Members of the Gates Foundation’s team did make efforts to ameliorate the conflict between its charitable goals and the company’s business goals. They allowed some four-year colleges with large numbers of low-income students to be counted against Uversity’s charitable commitment. They made introductions to community colleges and other potential customers. They featured the company and the research at conferences and panels and pushed the notion that social media could benefit students in higher education. “We became in some ways proselytizer of the potential of this,” Ratliff said.

Mohr says the new crop of mission-driven investors bears some resemblance to “strategic” corporate investors who also dabble in funding startups to identify technologies or products for acquisition. Impact investors are similarly looking for approaches that fit into broader strategies.

“The parallel is that they both have objectives that are totally unrelated to the company,” Mohr says. “As a venture capitalist, I want the manager to make a lot of money on the deal. That doesn’t matter to the Gates Foundation or the corporate investor.”

Despite the difficulties, Mohr said he would do the deal with the Gates Foundation again.
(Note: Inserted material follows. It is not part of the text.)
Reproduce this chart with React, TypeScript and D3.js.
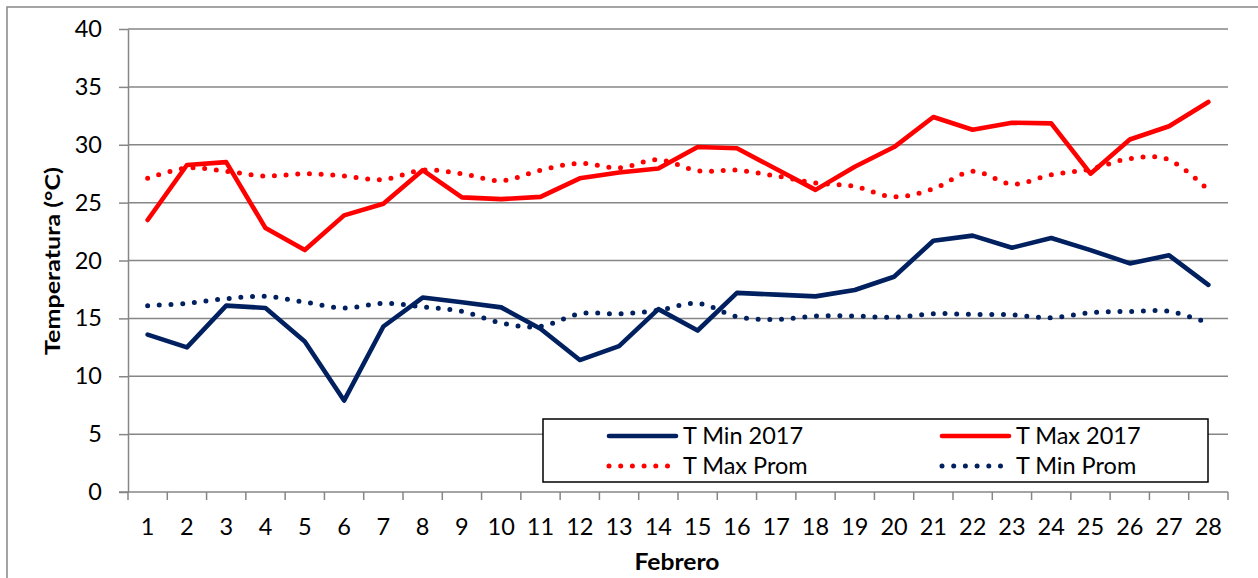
import * as React from "react";
import * as d3 from "d3";

const days = d3.range(1, 29).map(String);
const tMin2017 = [13.6, 12.5, 16.1, 15.9, 13.0, 7.9, 14.3, 16.8, 16.4, 15.95, 14.1, 11.4, 12.6, 15.8, 13.95, 17.2, 17.05, 16.9, 17.45, 18.6, 21.7, 22.15, 21.1, 21.95, 20.9, 19.75, 20.45, 17.9];
const tMax2017 = [23.5, 28.25, 28.5, 22.8, 20.9, 23.9, 24.9, 27.8, 25.45, 25.3, 25.5, 27.1, 27.6, 27.95, 29.8, 29.7, 27.9, 26.1, 28.1, 29.8, 32.4, 31.3, 31.9, 31.85, 27.5, 30.45, 31.6, 33.7];
const tMaxProm = [27.1, 28.0, 27.7, 27.3, 27.5, 27.3, 27.0, 27.8, 27.5, 26.9, 27.8, 28.4, 28.0, 28.7, 27.75, 27.8, 27.3, 26.7, 26.4, 25.5, 26.2, 27.7, 26.6, 27.4, 27.9, 28.8, 28.7, 26.1];
const tMinProm = [16.1, 16.3, 16.7, 16.9, 16.4, 15.9, 16.3, 16.0, 15.6, 14.6, 14.3, 15.4, 15.4, 15.7, 16.3, 15.15, 14.9, 15.2, 15.2, 15.1, 15.4, 15.35, 15.3, 15.05, 15.5, 15.6, 15.6, 14.6];
const yTicks = [0, 5, 10, 15, 20, 25, 30, 35, 40];

const RED = "#FF0000";
const NAVY = "#002060";
const GRID = "#868686";
const FONT = "Lato, 'Open Sans', sans-serif";

function drawChart(svgRef) {
  const W = 1258;
  const H = 578;
  const left = 128, right = 1228, top = 29, bottom = 492;

  const svg = d3.select(svgRef.current).attr("width", W).attr("height", H);
  svg.selectAll("*").remove();

  const x = d3.scaleBand().domain(days).range([left, right]).padding(0);
  const y = d3.scaleLinear().domain([0, 40]).range([bottom, top]);
  const cx = (d) => x(d) + x.bandwidth() / 2;

  svg.append("rect").attr("width", W).attr("height", H).attr("fill", "#fff");
  svg.append("rect")
    .attr("x", 7).attr("y", 7).attr("width", W + 20).attr("height", H + 20)
    .attr("fill", "none").attr("stroke", GRID).attr("stroke-width", 1.5);

  // grid
  svg.append("g").selectAll("line").data(yTicks.filter((t) => t > 0)).enter()
    .append("line")
    .attr("x1", left).attr("x2", right)
    .attr("y1", (d) => y(d)).attr("y2", (d) => y(d))
    .attr("stroke", GRID).attr("stroke-width", 1.5);

  // y axis
  const yAxis = svg.append("g")
    .attr("transform", `translate(${left},0)`)
    .call(d3.axisLeft(y).tickValues(yTicks).tickSize(9).tickSizeOuter(0).tickPadding(17));
  yAxis.select(".domain").attr("stroke", GRID).attr("stroke-width", 1.5);
  yAxis.selectAll(".tick line").attr("stroke", GRID).attr("stroke-width", 1.5);
  yAxis.selectAll(".tick text").attr("font-family", FONT).attr("font-size", 23.5).attr("fill", "#000");

  // x axis
  const xAxis = svg.append("g").attr("transform", `translate(0,${bottom})`);
  xAxis.append("line").attr("x1", left - 9).attr("x2", right).attr("stroke", GRID).attr("stroke-width", 1.5);
  xAxis.selectAll(".xt").data([...days.map((d) => x(d)), right]).enter()
    .append("line").attr("class", "xt")
    .attr("x1", (d) => d).attr("x2", (d) => d).attr("y1", 0).attr("y2", 8)
    .attr("stroke", GRID).attr("stroke-width", 1.5);
  xAxis.selectAll(".xl").data(days).enter()
    .append("text").attr("class", "xl")
    .attr("x", (d) => cx(d)).attr("y", 43)
    .attr("text-anchor", "middle")
    .attr("font-family", FONT).attr("font-size", 23.5).attr("fill", "#000")
    .text((d) => d);

  // titles
  svg.append("text")
    .attr("transform", `translate(60,261) rotate(-90)`)
    .attr("text-anchor", "middle")
    .attr("font-family", FONT).attr("font-size", 21).attr("font-weight", "bold")
    .attr("textLength", 188).attr("lengthAdjust", "spacingAndGlyphs")
    .text("Temperatura (°C)");
  svg.append("text")
    .attr("x", 677).attr("y", 570)
    .attr("text-anchor", "middle")
    .attr("font-family", FONT).attr("font-size", 22).attr("font-weight", "bold")
    .attr("textLength", 85).attr("lengthAdjust", "spacingAndGlyphs")
    .text("Febrero");

  const straight = d3.line().x((d, i) => cx(days[i])).y((d) => y(d));
  const smooth = d3.line().x((d, i) => cx(days[i])).y((d) => y(d)).curve(d3.curveCardinal.tension(0));

  const series = [
    { name: "T Max Prom", values: tMaxProm, color: RED, dotted: true },
    { name: "T Min Prom", values: tMinProm, color: NAVY, dotted: true },
    { name: "T Max 2017", values: tMax2017, color: RED, dotted: false },
    { name: "T Min 2017", values: tMin2017, color: NAVY, dotted: false },
  ];

  series.forEach((s) => {
    svg.append("path")
      .attr("d", (s.dotted ? smooth : straight)(s.values))
      .attr("fill", "none")
      .attr("stroke", s.color)
      .attr("stroke-width", s.dotted ? 5 : 4.6)
      .attr("stroke-linecap", "round")
      .attr("stroke-linejoin", "round")
      .attr("stroke-dasharray", s.dotted ? "0 11.7" : null);
  });

  // legend
  const lg = svg.append("g");
  lg.append("rect")
    .attr("x", 543).attr("y", 419).attr("width", 665).attr("height", 63)
    .attr("fill", "#fff").attr("stroke", "#000").attr("stroke-width", 1.5);
  const legendItems = [
    { name: "T Min 2017", color: NAVY, dotted: false, col: 0, row: 0 },
    { name: "T Max 2017", color: RED, dotted: false, col: 1, row: 0 },
    { name: "T Max Prom", color: RED, dotted: true, col: 0, row: 1 },
    { name: "T Min Prom", color: NAVY, dotted: true, col: 1, row: 1 },
  ];
  legendItems.forEach((it) => {
    const lx = 609 + it.col * 333;
    const ly = 436 + it.row * 30;
    lg.append("line")
      .attr("x1", lx).attr("x2", it.dotted ? lx + 59 : lx + 67)
      .attr("y1", ly).attr("y2", ly)
      .attr("stroke", it.color).attr("stroke-width", it.dotted ? 5 : 4.6)
      .attr("stroke-linecap", "round")
      .attr("stroke-dasharray", it.dotted ? "0 11.7" : null);
    lg.append("text")
      .attr("x", lx + 74).attr("y", ly + 8)
      .attr("font-family", FONT).attr("font-size", 23.5).attr("fill", "#000")
      .text(it.name);
  });
}

const App = () => {
  const svgRef = React.useRef(null);

  React.useEffect(() => {
    drawChart(svgRef);
  }, [svgRef]);

  return (
    <div id="chart" style={{ position: "absolute", left: 0, top: 0 }}>
      <svg ref={svgRef} style={{ display: "block" }} />
    </div>
  );
};

export default App;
The foundation brought considerable value with its perceived endorsement of the product and access to customers and partners. “Having the Gates Foundation as an investor was quite valuable.”

Glenn agrees. He says the zigs and zags were just part of the startup game. “Ultimately the product evolved and was no longer a fit for community colleges, as the company found more opportunity by focusing on the recruitment challenges faced by four-year traditional institutions,” he says. “Startups move much faster than a foundation, and they need to realize this and be more fluid when things change on the ground.”